Healthtech is rife with buzzwords, cool gadgets and so-called obvious solutions that tend to have limited practical use. Think of these things as the CD-ROMs of the latest iteration of tech. Yeah, next.
We have an aging population. Enabling more seniors to stay in their homes rather than move to a nursing home is one of the major trends in healthcare, and that’s eCaring’s focus. With their unique cloud-based home care management and monitoring system, for the first time, home aides, caregivers and patients themselves, can input and share extensive amounts of information in real time, regardless of their computer skills or English proficiency, thanks to eCaring’s unique icon-based language. The idea is to pick up any changes that indicate a decline in a patient condition or anything that requires a rapid response, and to improve overall patient care. Founder Robert Herzog discusses how he’s disrupting – and improving home care, and how the fresh infusion of funding will help.
Tell us about your product.
While there’s a lot of discussion about using “big data” to improve health care, how useful can health care data be if it excludes the place where most of the critical events in a patient’s life occur — the home. eCaring transforms the home into a powerful real time stream of actionable data. Its unique system enables home aides, caregivers and patients to enter integrated behavioral, clinical and meds adherence data in real time, regardless of language or computer literacy. eCaring has reduced care costs, hospital and ER visits, and readmissions in several programs, with Healthfirst; Metropolitan Jewish Home Services; Beth Israel Medical Center, Jewish Home Lifecare and others.
How is it different?
Until eCaring came along, the home had been a “black box” for generating real time care data. eCaring invented a home care management and monitoring system that uses an intuitive icon-based language for entering home care information, with easy-to-use dashboards for care managers to respond to care conditions. By generating comprehensive, real-time health care information from patients’ homes for the first time, eCaring fills the missing link in care management: actionable home health care data that connects patient, care providers and families so they can intervene earlier to prevent small problems in the home from becoming big ones in the hospital. In addition, eCaring effectively uses health care cost savings to provide Internet-connected tablets in the homes of low-income patients who otherwise have no web access.
What market you are targeting and how big is it?
Our primary markets include: managed care organizations, hospitals, payers and home care agencies. The markets are huge. eCaring has had great success, for example, with reducing costs for Medicaid/Medicare dual eligibles; there are nine million duals in the US who cost $300 billion a year. In trials, eCaring’s system significantly reduced hospital readmissions; there are an estimated four million preventable readmissions annually in the US costing over $31 billion.
What’s your business model?
Our primary revenue source is subscriptions, on a per patient/per month basis. We project generating revenues for providing other services through the tablet we place in the patient’s home, such as educational, ordering prescriptions, transportation and meals, as well as data mining, since we generate huge amounts of unique home care data.
What was the funding process like?
Surprisingly difficult, ultimately rewarding.
What are the biggest challenges that you faced while raising capital?

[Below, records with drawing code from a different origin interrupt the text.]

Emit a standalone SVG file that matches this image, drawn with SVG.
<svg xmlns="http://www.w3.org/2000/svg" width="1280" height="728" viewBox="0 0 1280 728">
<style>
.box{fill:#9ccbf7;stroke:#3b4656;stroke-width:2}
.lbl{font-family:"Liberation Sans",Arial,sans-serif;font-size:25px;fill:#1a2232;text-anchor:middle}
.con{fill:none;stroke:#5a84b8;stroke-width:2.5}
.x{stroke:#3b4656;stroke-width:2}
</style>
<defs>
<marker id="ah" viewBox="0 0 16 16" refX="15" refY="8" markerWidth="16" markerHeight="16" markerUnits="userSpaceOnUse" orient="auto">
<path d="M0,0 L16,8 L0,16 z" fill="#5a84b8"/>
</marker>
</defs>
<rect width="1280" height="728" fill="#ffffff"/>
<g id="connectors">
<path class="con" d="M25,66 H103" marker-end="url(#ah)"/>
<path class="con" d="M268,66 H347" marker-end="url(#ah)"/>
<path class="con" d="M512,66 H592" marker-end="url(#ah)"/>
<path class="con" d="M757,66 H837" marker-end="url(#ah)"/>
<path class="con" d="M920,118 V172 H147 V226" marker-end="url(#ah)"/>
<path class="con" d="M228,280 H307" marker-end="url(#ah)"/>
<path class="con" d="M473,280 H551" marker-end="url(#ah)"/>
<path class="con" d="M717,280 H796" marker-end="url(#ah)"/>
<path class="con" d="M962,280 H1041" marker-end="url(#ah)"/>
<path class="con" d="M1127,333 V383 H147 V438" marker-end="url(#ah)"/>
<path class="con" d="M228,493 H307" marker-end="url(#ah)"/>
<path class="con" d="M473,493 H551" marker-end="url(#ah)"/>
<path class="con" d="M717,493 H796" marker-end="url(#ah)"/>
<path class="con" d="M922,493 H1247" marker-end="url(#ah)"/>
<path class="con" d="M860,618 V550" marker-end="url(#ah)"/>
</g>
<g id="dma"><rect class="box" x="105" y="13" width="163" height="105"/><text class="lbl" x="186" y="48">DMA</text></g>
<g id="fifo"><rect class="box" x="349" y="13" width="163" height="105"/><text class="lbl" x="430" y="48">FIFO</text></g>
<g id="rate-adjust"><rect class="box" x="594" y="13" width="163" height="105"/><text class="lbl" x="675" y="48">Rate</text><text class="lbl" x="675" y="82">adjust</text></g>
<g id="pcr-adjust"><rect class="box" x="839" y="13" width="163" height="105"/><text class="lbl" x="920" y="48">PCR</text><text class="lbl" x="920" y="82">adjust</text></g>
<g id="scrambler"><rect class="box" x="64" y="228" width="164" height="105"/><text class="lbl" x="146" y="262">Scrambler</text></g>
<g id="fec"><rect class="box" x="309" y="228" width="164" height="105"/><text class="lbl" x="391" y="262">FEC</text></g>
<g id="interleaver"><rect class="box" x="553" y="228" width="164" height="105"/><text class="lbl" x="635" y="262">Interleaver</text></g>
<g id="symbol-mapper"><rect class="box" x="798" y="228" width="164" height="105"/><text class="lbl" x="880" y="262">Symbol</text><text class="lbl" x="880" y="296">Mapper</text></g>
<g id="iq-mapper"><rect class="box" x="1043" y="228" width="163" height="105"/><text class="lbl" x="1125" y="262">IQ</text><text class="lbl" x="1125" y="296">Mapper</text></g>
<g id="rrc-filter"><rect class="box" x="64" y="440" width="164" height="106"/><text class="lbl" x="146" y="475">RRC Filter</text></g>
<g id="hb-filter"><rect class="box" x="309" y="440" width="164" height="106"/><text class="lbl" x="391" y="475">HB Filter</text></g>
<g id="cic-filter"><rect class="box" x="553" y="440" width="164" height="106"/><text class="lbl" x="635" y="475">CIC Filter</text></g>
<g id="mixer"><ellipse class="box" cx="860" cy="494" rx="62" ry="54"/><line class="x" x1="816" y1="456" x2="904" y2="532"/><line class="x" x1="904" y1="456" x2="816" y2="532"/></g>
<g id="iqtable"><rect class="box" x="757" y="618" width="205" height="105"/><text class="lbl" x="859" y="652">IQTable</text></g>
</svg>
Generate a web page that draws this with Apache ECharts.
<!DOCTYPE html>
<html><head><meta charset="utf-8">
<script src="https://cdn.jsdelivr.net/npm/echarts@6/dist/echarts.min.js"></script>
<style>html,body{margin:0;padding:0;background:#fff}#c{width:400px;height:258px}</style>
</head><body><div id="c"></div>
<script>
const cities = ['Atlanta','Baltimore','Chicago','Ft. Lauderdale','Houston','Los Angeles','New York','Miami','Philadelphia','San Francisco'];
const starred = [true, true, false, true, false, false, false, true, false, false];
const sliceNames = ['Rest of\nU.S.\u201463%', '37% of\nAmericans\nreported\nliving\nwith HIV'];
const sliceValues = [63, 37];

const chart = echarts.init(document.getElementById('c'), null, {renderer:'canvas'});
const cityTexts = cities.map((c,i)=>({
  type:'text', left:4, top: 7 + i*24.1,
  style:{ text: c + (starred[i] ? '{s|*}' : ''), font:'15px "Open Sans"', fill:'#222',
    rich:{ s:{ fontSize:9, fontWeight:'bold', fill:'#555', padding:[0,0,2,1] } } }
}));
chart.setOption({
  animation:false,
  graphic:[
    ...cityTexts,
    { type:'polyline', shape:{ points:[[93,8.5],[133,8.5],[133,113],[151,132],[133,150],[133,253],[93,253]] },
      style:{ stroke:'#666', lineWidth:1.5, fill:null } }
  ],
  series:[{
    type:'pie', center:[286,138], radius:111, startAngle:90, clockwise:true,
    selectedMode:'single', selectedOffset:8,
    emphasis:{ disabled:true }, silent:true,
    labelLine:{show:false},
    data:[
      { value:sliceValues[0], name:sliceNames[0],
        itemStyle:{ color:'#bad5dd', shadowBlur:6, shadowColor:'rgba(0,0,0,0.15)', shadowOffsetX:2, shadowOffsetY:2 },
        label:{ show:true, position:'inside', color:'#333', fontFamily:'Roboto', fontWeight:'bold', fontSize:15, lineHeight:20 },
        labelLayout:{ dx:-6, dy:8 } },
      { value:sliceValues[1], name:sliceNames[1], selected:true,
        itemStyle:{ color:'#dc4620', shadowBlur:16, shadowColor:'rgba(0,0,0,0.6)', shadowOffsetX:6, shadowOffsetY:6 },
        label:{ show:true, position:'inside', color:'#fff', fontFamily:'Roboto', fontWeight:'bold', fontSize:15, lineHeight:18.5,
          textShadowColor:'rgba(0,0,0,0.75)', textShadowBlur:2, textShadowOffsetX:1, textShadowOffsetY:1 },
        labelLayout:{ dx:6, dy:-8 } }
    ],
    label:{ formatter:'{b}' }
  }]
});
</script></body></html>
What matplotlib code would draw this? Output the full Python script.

We bring digital media to health care IT. While we generate a highly sophisticated database, we make entering information and using the data very simple. Funders seemed more enamored with more obvious tech solutions, such as sensors and telemonitors. While eCaring can be complementary to these systems, as the hub of home health care information, our analysis indicates that the expense and limited data such systems provide means they will have limited penetration for many years. But we got a lot of ‘No’s” because of that orientation.
What factors about your business led your investors to write the check?
We’re a unique, great system! Further, we provide access to huge markets at relatively low development costs. And we have built a proven service for lowering health care costs while improving quality.
How did working with Pilot Health help you?
Pilot Health gave us the opportunity to develop eCaring Independent, a new template version of our system for seniors and chronically ill living on their own. We also developed Spanish, Chinese and Russian translations of our system through the program. What was terrific was working with Pace University; bright, energized people who added a lot to our development process. It was almost like getting extra staff at no cost, and we continue to develop new ventures in partnership with them.
What are the milestones you plan to achieve in the next six months?
We are transitioning from trial programs to larger deployments with several of our key customers, including Healthfirst, Metropolitan Jewish Home Services, Jewish Home Lifecare, and others. We expect to add new customers as well. We are also developing some major new features, enhancing our Alert Services, reports, and creating a scheduling module to provide fuller services to home care agencies.
What advice can you offer companies in New York that do not have a fresh injection of capital in the bank?
Make what you have last, and persevere. Last year, I tell people, we were a Hanukkah oil startup — we made one month’s worth of money last for eight months! So long as you are getting feedback from users that what you have is meaningful to them, keep at it. If that’s not happening, time to rethink.
Where do you see the company going now over the near term?
Our goal is to be the go-to company for home health care management, a ubiquitous source of critical data for care and disease management. In the near term, we expect to expand our customer base while continuing to provide customizable and configurable data sets, alerts and other services to fulfill our mission.